For the most part, Burner is willing and able to recognize the ironies--many of them bitter for him--of such turnabouts. At times, however, he fails to recognize the larger implications of his analysis. For instance, in a discussion of German emigre scholar Herbert Marcuse, then "the country's most visible left academician,"Burner explores the reason for the extreme cast of much '60s thought and the growing distance between young radicals and the rest of America. Radicals, under the sway of Marcuse's "revolutionary dialectic of history,"were not just disrupting the status quo as a means to an end (as the early civil rights movement had been). Rather, the radicals were interested in "revolution" as an ongoing process through which consciousness constantly rethought and remade the world.

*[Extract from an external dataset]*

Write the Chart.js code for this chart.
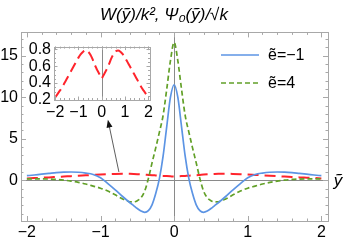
<!DOCTYPE html>
<html>
<head>
<meta charset="utf-8">
<script src="https://cdn.jsdelivr.net/npm/chart.js@4/dist/chart.umd.min.js"></script>
<style>
  body { margin: 0; background: #fff; }
  #wrap { position: relative; width: 346px; height: 243px; }
  #main { position: absolute; left: 0; top: 0; }
  #inset { position: absolute; left: 20px; top: 34px; }
</style>
</head>
<body>
<div id="wrap">
  <canvas id="main" width="346" height="243"></canvas>
  <canvas id="inset" width="140" height="92"></canvas>
</div>
<script>
// y~ values (symmetric grid, finer near the centre)
const xs = [-2.0, -1.9, -1.8, -1.7, -1.6, -1.5, -1.4, -1.3, -1.2, -1.1, -1.0, -0.9, -0.8, -0.7, -0.6,
  -0.55, -0.5, -0.45, -0.4, -0.35, -0.3, -0.25, -0.2, -0.15, -0.1, -0.05, 0,
  0.05, 0.1, 0.15, 0.2, 0.25, 0.3, 0.35, 0.4, 0.45, 0.5, 0.55,
  0.6, 0.7, 0.8, 0.9, 1.0, 1.1, 1.2, 1.3, 1.4, 1.5, 1.6, 1.7, 1.8, 1.9, 2.0];

// W/k^2 for e~ = -1
const wMinus1 = [0.55, 0.64, 0.74, 0.83, 0.92, 0.98, 1.0, 0.97, 0.87, 0.7, 0.3, -0.4, -1.15, -1.95, -2.7,
  -3.05, -3.4, -3.7, -3.85, -3.65, -2.95, -1.6, 0.2, 2.9, 6.5, 10.0, 11.5,
  10.0, 6.5, 2.9, 0.2, -1.6, -2.95, -3.65, -3.85, -3.7, -3.4, -3.05,
  -2.7, -1.95, -1.15, -0.4, 0.3, 0.7, 0.87, 0.97, 1.0, 0.98, 0.92, 0.83, 0.74, 0.64, 0.55];

// W/k^2 for e~ = 4
const wFour = [0.16, 0.17, 0.17, 0.15, 0.1, 0.02, -0.1, -0.25, -0.45, -0.7, -0.95, -1.3, -1.75, -2.25, -2.58,
  -2.6, -2.45, -2.1, -1.3, 0.2, 2.1, 3.9, 5.8, 7.8, 11.0, 14.4, 16.6,
  14.4, 11.0, 7.8, 5.8, 3.9, 2.1, 0.2, -1.3, -2.1, -2.45, -2.6,
  -2.58, -2.25, -1.75, -1.3, -0.95, -0.7, -0.45, -0.25, -0.1, 0.02, 0.1, 0.15, 0.17, 0.17, 0.16];

// psi0/sqrt(k)
const psi0 = [0.23, 0.27, 0.31, 0.35, 0.40, 0.45, 0.50, 0.55, 0.60, 0.65, 0.70, 0.74, 0.77, 0.785, 0.775,
  0.76, 0.74, 0.715, 0.685, 0.65, 0.615, 0.585, 0.555, 0.53, 0.505, 0.48, 0.455,
  0.48, 0.505, 0.53, 0.555, 0.585, 0.615, 0.65, 0.685, 0.715, 0.74, 0.76,
  0.775, 0.785, 0.77, 0.74, 0.70, 0.65, 0.60, 0.55, 0.50, 0.45, 0.40, 0.35, 0.31, 0.27, 0.23];

const mainXTicks = [-2, -1, 0, 1, 2];
const mainYTicks = [0, 5, 10, 15];
const insetXTicks = [-2, -1, 0, 1, 2];
const insetYTicks = [0.2, 0.4, 0.6, 0.8];

const BLUE = 'rgb(92,148,228)';
const GREEN = 'rgb(98,160,40)';
const RED = 'rgb(255,36,44)';
const FONT = '"Liberation Sans", Arial, sans-serif';

const pts = ys => xs.map((x, i) => ({x: x, y: ys[i]}));
const fmt = v => String(v).replace('-', '\u2212');

// Mathematica-style frame: inward ticks on all four sides, zero axes
function frameDecor(o) {
  return {
    id: 'frameDecor',
    beforeDatasetsDraw(chart) {
      const {ctx, chartArea: a, scales: {x, y}} = chart;
      ctx.save();
      ctx.strokeStyle = '#8a8a8a';
      ctx.lineWidth = 1;
      ctx.beginPath();
      const px = Math.round(x.getPixelForValue(0)) + 0.5;
      ctx.moveTo(px, a.top); ctx.lineTo(px, a.bottom);
      if (o.zeroY) {
        const py = Math.round(y.getPixelForValue(0)) + 0.5;
        ctx.moveTo(a.left, py); ctx.lineTo(a.right, py);
      }
      ctx.stroke();
      ctx.restore();
    },
    afterDraw(chart) {
      const {ctx, chartArea: a, scales: {x, y}} = chart;
      ctx.save();
      ctx.strokeStyle = '#a8a8a8';
      ctx.lineWidth = 1;
      ctx.strokeRect(Math.round(a.left) + 0.5, Math.round(a.top) + 0.5,
        Math.round(a.right - a.left), Math.round(a.bottom - a.top));
      ctx.beginPath();
      const tickX = (v, len) => {
        const p = Math.round(x.getPixelForValue(v)) + 0.5;
        ctx.moveTo(p, a.bottom); ctx.lineTo(p, a.bottom - len);
        ctx.moveTo(p, a.top); ctx.lineTo(p, a.top + len);
      };
      const tickY = (v, len) => {
        const p = Math.round(y.getPixelForValue(v)) + 0.5;
        ctx.moveTo(a.left, p); ctx.lineTo(a.left + len, p);
        ctx.moveTo(a.right, p); ctx.lineTo(a.right - len, p);
      };
      for (let v = Math.ceil(x.min / o.xMinor) * o.xMinor; v <= x.max; v += o.xMinor) tickX(v, o.minorLen);
      for (let v = Math.ceil(y.min / o.yMinor) * o.yMinor; v <= y.max; v += o.yMinor) tickY(v, o.minorLen);
      o.xMajor.forEach(v => tickX(v, o.majorLen));
      o.yMajor.forEach(v => tickY(v, o.majorLen));
      ctx.stroke();
      ctx.restore();
    }
  };
}

const mainOverlay = {
  id: 'mainOverlay',
  afterDatasetsDraw(chart) {
    const {ctx, scales: {x, y}} = chart;
    // arrow pointing to the inset
    const x0 = x.getPixelForValue(-0.75), y0 = y.getPixelForValue(1.0);
    const x1 = x.getPixelForValue(-0.9), y1 = y.getPixelForValue(7.3);
    const ang = Math.atan2(y1 - y0, x1 - x0);
    ctx.save();
    ctx.strokeStyle = '#333';
    ctx.fillStyle = '#111';
    ctx.lineWidth = 0.8;
    ctx.beginPath();
    ctx.moveTo(x0, y0);
    ctx.lineTo(x1 - 6 * Math.cos(ang), y1 - 6 * Math.sin(ang));
    ctx.stroke();
    ctx.beginPath();
    ctx.moveTo(x1, y1);
    ctx.lineTo(x1 - 8 * Math.cos(ang) + 3 * Math.sin(ang), y1 - 8 * Math.sin(ang) - 3 * Math.cos(ang));
    ctx.lineTo(x1 - 8 * Math.cos(ang) - 3 * Math.sin(ang), y1 - 8 * Math.sin(ang) + 3 * Math.cos(ang));
    ctx.closePath();
    ctx.fill();
    ctx.restore();
  },
  afterDraw(chart) {
    const {ctx, chartArea: a, scales: {y}} = chart;
    ctx.save();
    // legend inside the plot
    const rows = [{ds: chart.data.datasets[0], yy: 55}, {ds: chart.data.datasets[1], yy: 83}];
    rows.forEach(r => {
      ctx.strokeStyle = r.ds.borderColor;
      ctx.lineWidth = r.ds.borderWidth;
      ctx.setLineDash(r.ds.borderDash || []);
      ctx.beginPath();
      ctx.moveTo(221, r.yy); ctx.lineTo(259, r.yy);
      ctx.stroke();
      ctx.setLineDash([]);
      ctx.fillStyle = '#000';
      ctx.font = '16px ' + FONT;
      ctx.textBaseline = 'middle';
      ctx.textAlign = 'left';
      ctx.fillText(r.ds.label, 268, r.yy + 1);
    });
    // axis label
    ctx.font = 'italic 17px ' + FONT;
    ctx.textAlign = 'center';
    ctx.fillText('\u1EF9', a.right + 10, y.getPixelForValue(0) + 1);
    ctx.restore();
  }
};

const tickFont = {family: FONT, size: 16};

new Chart(document.getElementById('main'), {
  type: 'line',
  data: {
    datasets: [
      {label: 'ẽ=\u22121', data: pts(wMinus1), borderColor: BLUE, borderWidth: 1.7,
        pointRadius: 0, cubicInterpolationMode: 'monotone'},
      {label: 'ẽ=4', data: pts(wFour), borderColor: GREEN, borderWidth: 1.7, borderDash: [5, 3],
        pointRadius: 0, cubicInterpolationMode: 'monotone'},
      {label: 'psi0', data: pts(psi0), borderColor: RED, borderWidth: 2, borderDash: [11, 6],
        pointRadius: 0, cubicInterpolationMode: 'monotone'}
    ]
  },
  options: {
    responsive: false,
    animation: false,
    layout: {padding: {left: 0, right: 18, top: 0, bottom: 0}},
    plugins: {
      legend: {display: false},
      tooltip: {enabled: false},
      title: {
        display: true,
        text: 'W(\u1EF9)/k\u00B2, \u03A8\u2080(\u1EF9)/\u221Ak',
        color: '#000',
        font: {family: FONT, size: 17, style: 'italic', weight: 'normal'},
        padding: {top: 5, bottom: 7}
      }
    },
    scales: {
      x: {
        type: 'linear', min: -2.08, max: 2.09,
        afterBuildTicks: s => { s.ticks = mainXTicks.map(v => ({value: v})); },
        afterFit: s => { s.height = 22; },
        grid: {display: false, drawTicks: false},
        border: {display: false},
        ticks: {padding: 2, color: '#000', font: tickFont, maxRotation: 0, autoSkip: false, callback: fmt}
      },
      y: {
        type: 'linear', min: -4.9, max: 17.8,
        afterBuildTicks: s => { s.ticks = mainYTicks.map(v => ({value: v})); },
        afterFit: s => { s.width = 21; },
        grid: {display: false, drawTicks: false},
        border: {display: false},
        ticks: {padding: 3, color: '#000', font: tickFont, autoSkip: false, callback: fmt}
      }
    }
  },
  plugins: [frameDecor({xMinor: 0.2, yMinor: 1, xMajor: mainXTicks, yMajor: mainYTicks,
    majorLen: 5, minorLen: 2.5, zeroY: true}), mainOverlay]
});

new Chart(document.getElementById('inset'), {
  type: 'line',
  data: {
    datasets: [
      {label: 'psi0', data: pts(psi0), borderColor: RED, borderWidth: 2, borderDash: [10, 5],
        pointRadius: 0, cubicInterpolationMode: 'monotone'}
    ]
  },
  options: {
    responsive: false,
    animation: false,
    layout: {padding: {left: 0, right: 10, top: 6, bottom: 0}},
    plugins: {legend: {display: false}, tooltip: {enabled: false}},
    scales: {
      x: {
        type: 'linear', min: -2.05, max: 2.07,
        afterBuildTicks: s => { s.ticks = insetXTicks.map(v => ({value: v})); },
        afterFit: s => { s.height = 26; },
        grid: {display: false, drawTicks: false},
        border: {display: false},
        ticks: {padding: 3, color: '#000', font: tickFont, maxRotation: 0, autoSkip: false, callback: fmt}
      },
      y: {
        type: 'linear', min: 0.2, max: 0.83,
        afterBuildTicks: s => { s.ticks = insetYTicks.map(v => ({value: v})); },
        afterFit: s => { s.width = 34; },
        grid: {display: false, drawTicks: false},
        border: {display: false},
        ticks: {padding: 3, color: '#000', font: tickFont, autoSkip: false, callback: v => v.toFixed(1)}
      }
    }
  },
  plugins: [frameDecor({xMinor: 0.2, yMinor: 0.05, xMajor: insetXTicks, yMajor: insetYTicks,
    majorLen: 3.5, minorLen: 2, zeroY: false})]
});
</script>
</body>
</html>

"Marcuse,"summarizes Burner, "contended that capitalism had succeeded in destroying among the people in general the very ability to think and act dialectically. It had done so, the argument suggests, by buying off the working class with a superficial prosperity that masked the meaninglessness of life...and rendered the population incapable of serious thought. It was therefore necessary for intellectually advanced revolutionary movements to take over the job of thinking."
In outlining such an argument, Burner indicates why dissent within and among groups could increasingly no longer be tolerated: Within such a framework, there is ultimately only one truth, only one righteous path. Those who disagree are at a lower level of understanding and must be educated upward.
Although Burner implies this is a radical rupture from mainstream liberalism, it actually replicates many of the worst elements of the modern, technocratic state--relying heavily on elite leadership and top-down control. The distance between the radicals and a rapidly expanding federal government that dictated policy in more and more areas of daily life may not have been as great as appeared at the time.
Burner's own left-liberalism allows for--perhaps creates--such blind spots. Throughout Making Peace with the 60s, he draws no distinction between public and private spheres and consistently conflates government action with society as a whole. In an epilogue, he romanticizes the New Deal as a time of national purpose, "a sense of a wider community," and laments the lack of such national coherence now. While such tics are bothersome, they make the book all the more convincing. Even as Burner laments the demise of big government liberalism, Making Peace with the 60s painstakingly details where and why things went wrong.